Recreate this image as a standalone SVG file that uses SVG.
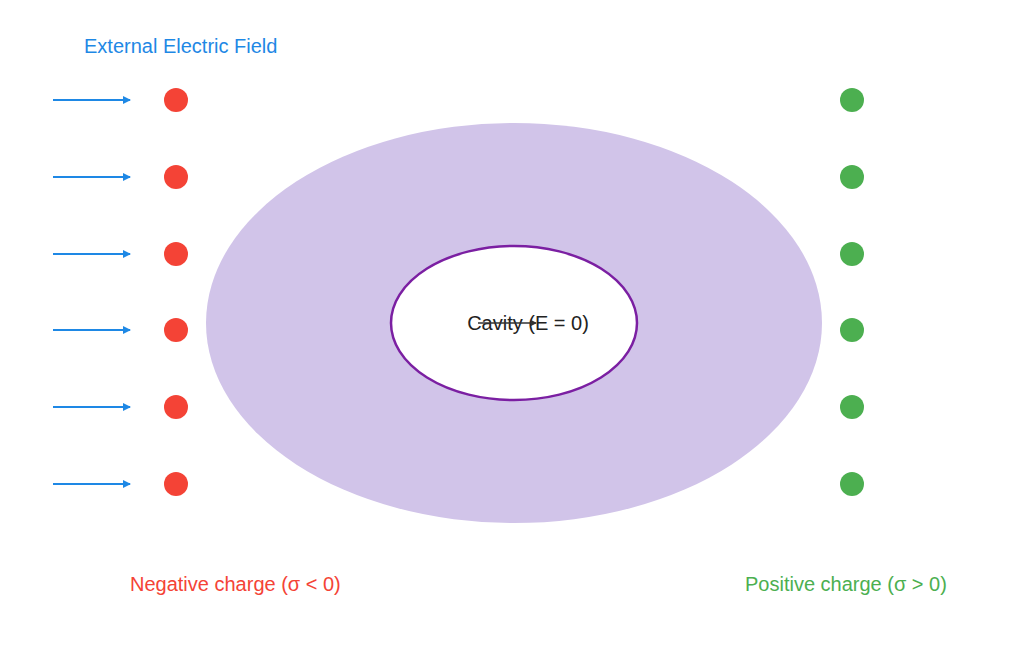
<svg xmlns="http://www.w3.org/2000/svg" width="1024" height="647" viewBox="0 0 1024 647">
<style>
.t{font-family:"Liberation Sans",Arial,sans-serif;font-size:20px}
.f{stroke:#1e88e5;stroke-width:2;fill:none;marker-end:url(#ah)}
.n{fill:#f44336}.p{fill:#4caf50}
</style>
<defs>
<marker id="ah" markerWidth="8" markerHeight="8" refX="7" refY="4" orient="auto" markerUnits="userSpaceOnUse"><path d="M0,0L8,4L0,8z" fill="#1e88e5"/></marker>
<marker id="ah2" markerWidth="6" markerHeight="6" refX="5" refY="3" orient="auto" markerUnits="userSpaceOnUse"><path d="M0,0L6,3L0,6z" fill="#333"/></marker>
</defs>
<rect width="1024" height="647" fill="#fff"/>
<g id="conductor"><ellipse cx="514" cy="323" rx="308" ry="200" fill="#d1c4e9"/></g>
<g id="cavity"><ellipse cx="514" cy="323" rx="123" ry="77" fill="#fff" stroke="#7b1fa2" stroke-width="2.5"/>
<text class="t" x="528" y="330" text-anchor="middle" fill="#222">Cavity (E = 0)</text></g>
<g id="connectors">
<path class="f" d="M53,100H130"/><path class="f" d="M53,177H130"/><path class="f" d="M53,254H130"/>
<path class="f" d="M53,330H130"/><path class="f" d="M53,407H130"/><path class="f" d="M53,484H130"/>
<path d="M478,323H536" stroke="#333" stroke-width="1.5" marker-end="url(#ah2)"/>
</g>
<g id="negative"><circle class="n" cx="176" cy="100" r="12"/><circle class="n" cx="176" cy="177" r="12"/><circle class="n" cx="176" cy="254" r="12"/><circle class="n" cx="176" cy="330" r="12"/><circle class="n" cx="176" cy="407" r="12"/><circle class="n" cx="176" cy="484" r="12"/></g>
<g id="positive"><circle class="p" cx="852" cy="100" r="12"/><circle class="p" cx="852" cy="177" r="12"/><circle class="p" cx="852" cy="254" r="12"/><circle class="p" cx="852" cy="330" r="12"/><circle class="p" cx="852" cy="407" r="12"/><circle class="p" cx="852" cy="484" r="12"/></g>
<g id="labels">
<text class="t" x="84" y="53" fill="#1e88e5">External Electric Field</text>
<text class="t" x="130" y="591" fill="#f44336">Negative charge (σ &lt; 0)</text>
<text class="t" x="745" y="591" fill="#4caf50">Positive charge (σ &gt; 0)</text>
</g>
</svg>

## Given instruction
Replicate the material above verbatim; images stay out of the copy.

## Answer to this exercise
Recreate this image as a standalone SVG file that uses SVG.
<svg xmlns="http://www.w3.org/2000/svg" width="1024" height="647" viewBox="0 0 1024 647">
<style>
.t{font-family:"Liberation Sans",Arial,sans-serif;font-size:20px}
.f{stroke:#1e88e5;stroke-width:2;fill:none;marker-end:url(#ah)}
.n{fill:#f44336}.p{fill:#4caf50}
</style>
<defs>
<marker id="ah" markerWidth="8" markerHeight="8" refX="7" refY="4" orient="auto" markerUnits="userSpaceOnUse"><path d="M0,0L8,4L0,8z" fill="#1e88e5"/></marker>
<marker id="ah2" markerWidth="6" markerHeight="6" refX="5" refY="3" orient="auto" markerUnits="userSpaceOnUse"><path d="M0,0L6,3L0,6z" fill="#333"/></marker>
</defs>
<rect width="1024" height="647" fill="#fff"/>
<g id="conductor"><ellipse cx="514" cy="323" rx="308" ry="200" fill="#d1c4e9"/></g>
<g id="cavity"><ellipse cx="514" cy="323" rx="123" ry="77" fill="#fff" stroke="#7b1fa2" stroke-width="2.5"/>
<text class="t" x="528" y="330" text-anchor="middle" fill="#222">Cavity (E = 0)</text></g>
<g id="connectors">
<path class="f" d="M53,100H130"/><path class="f" d="M53,177H130"/><path class="f" d="M53,254H130"/>
<path class="f" d="M53,330H130"/><path class="f" d="M53,407H130"/><path class="f" d="M53,484H130"/>
<path d="M478,323H536" stroke="#333" stroke-width="1.5" marker-end="url(#ah2)"/>
</g>
<g id="negative"><circle class="n" cx="176" cy="100" r="12"/><circle class="n" cx="176" cy="177" r="12"/><circle class="n" cx="176" cy="254" r="12"/><circle class="n" cx="176" cy="330" r="12"/><circle class="n" cx="176" cy="407" r="12"/><circle class="n" cx="176" cy="484" r="12"/></g>
<g id="positive"><circle class="p" cx="852" cy="100" r="12"/><circle class="p" cx="852" cy="177" r="12"/><circle class="p" cx="852" cy="254" r="12"/><circle class="p" cx="852" cy="330" r="12"/><circle class="p" cx="852" cy="407" r="12"/><circle class="p" cx="852" cy="484" r="12"/></g>
<g id="labels">
<text class="t" x="84" y="53" fill="#1e88e5">External Electric Field</text>
<text class="t" x="130" y="591" fill="#f44336">Negative charge (σ &lt; 0)</text>
<text class="t" x="745" y="591" fill="#4caf50">Positive charge (σ &gt; 0)</text>
</g>
</svg>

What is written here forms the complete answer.